TASK REQUIREMENTS: Exact reproduction of the data is required, with images excluded.

RAW DATA:
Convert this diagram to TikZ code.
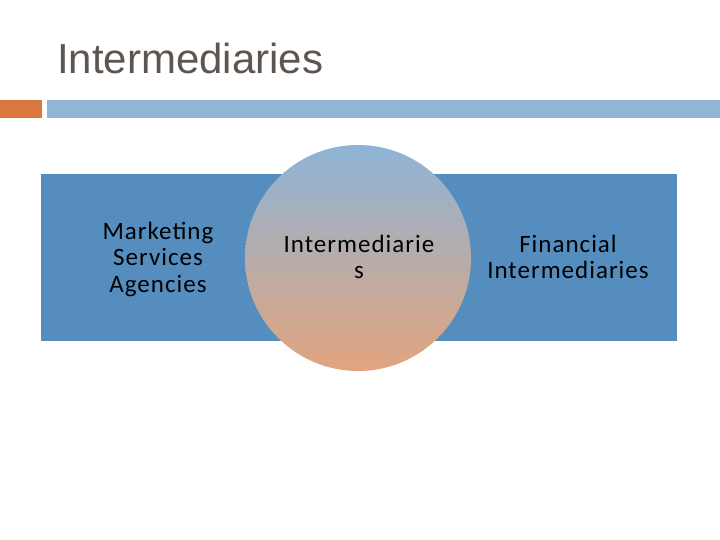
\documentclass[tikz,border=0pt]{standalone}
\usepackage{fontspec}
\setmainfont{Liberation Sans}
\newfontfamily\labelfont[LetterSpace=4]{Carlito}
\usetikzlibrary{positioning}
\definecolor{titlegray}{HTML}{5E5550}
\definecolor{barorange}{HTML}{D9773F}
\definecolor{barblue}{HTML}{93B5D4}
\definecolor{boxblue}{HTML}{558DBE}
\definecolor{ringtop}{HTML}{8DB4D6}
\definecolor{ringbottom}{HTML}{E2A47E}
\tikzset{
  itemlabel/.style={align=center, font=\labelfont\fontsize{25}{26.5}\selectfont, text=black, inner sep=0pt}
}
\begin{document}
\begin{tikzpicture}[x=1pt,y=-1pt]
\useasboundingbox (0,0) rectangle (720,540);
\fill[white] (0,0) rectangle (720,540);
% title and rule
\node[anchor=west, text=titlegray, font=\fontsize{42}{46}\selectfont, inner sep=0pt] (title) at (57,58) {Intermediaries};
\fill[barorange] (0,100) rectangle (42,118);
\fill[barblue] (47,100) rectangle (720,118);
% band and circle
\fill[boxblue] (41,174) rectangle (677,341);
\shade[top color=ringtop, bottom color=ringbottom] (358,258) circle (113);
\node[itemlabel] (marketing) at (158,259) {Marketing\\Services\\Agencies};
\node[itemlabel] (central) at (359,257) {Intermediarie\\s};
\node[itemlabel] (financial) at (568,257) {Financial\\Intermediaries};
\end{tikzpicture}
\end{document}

TASK ANSWER:
Convert this diagram to TikZ code.
\documentclass[tikz,border=0pt]{standalone}
\usepackage{fontspec}
\setmainfont{Liberation Sans}
\newfontfamily\labelfont[LetterSpace=4]{Carlito}
\usetikzlibrary{positioning}
\definecolor{titlegray}{HTML}{5E5550}
\definecolor{barorange}{HTML}{D9773F}
\definecolor{barblue}{HTML}{93B5D4}
\definecolor{boxblue}{HTML}{558DBE}
\definecolor{ringtop}{HTML}{8DB4D6}
\definecolor{ringbottom}{HTML}{E2A47E}
\tikzset{
  itemlabel/.style={align=center, font=\labelfont\fontsize{25}{26.5}\selectfont, text=black, inner sep=0pt}
}
\begin{document}
\begin{tikzpicture}[x=1pt,y=-1pt]
\useasboundingbox (0,0) rectangle (720,540);
\fill[white] (0,0) rectangle (720,540);
% title and rule
\node[anchor=west, text=titlegray, font=\fontsize{42}{46}\selectfont, inner sep=0pt] (title) at (57,58) {Intermediaries};
\fill[barorange] (0,100) rectangle (42,118);
\fill[barblue] (47,100) rectangle (720,118);
% band and circle
\fill[boxblue] (41,174) rectangle (677,341);
\shade[top color=ringtop, bottom color=ringbottom] (358,258) circle (113);
\node[itemlabel] (marketing) at (158,259) {Marketing\\Services\\Agencies};
\node[itemlabel] (central) at (359,257) {Intermediarie\\s};
\node[itemlabel] (financial) at (568,257) {Financial\\Intermediaries};
\end{tikzpicture}
\end{document}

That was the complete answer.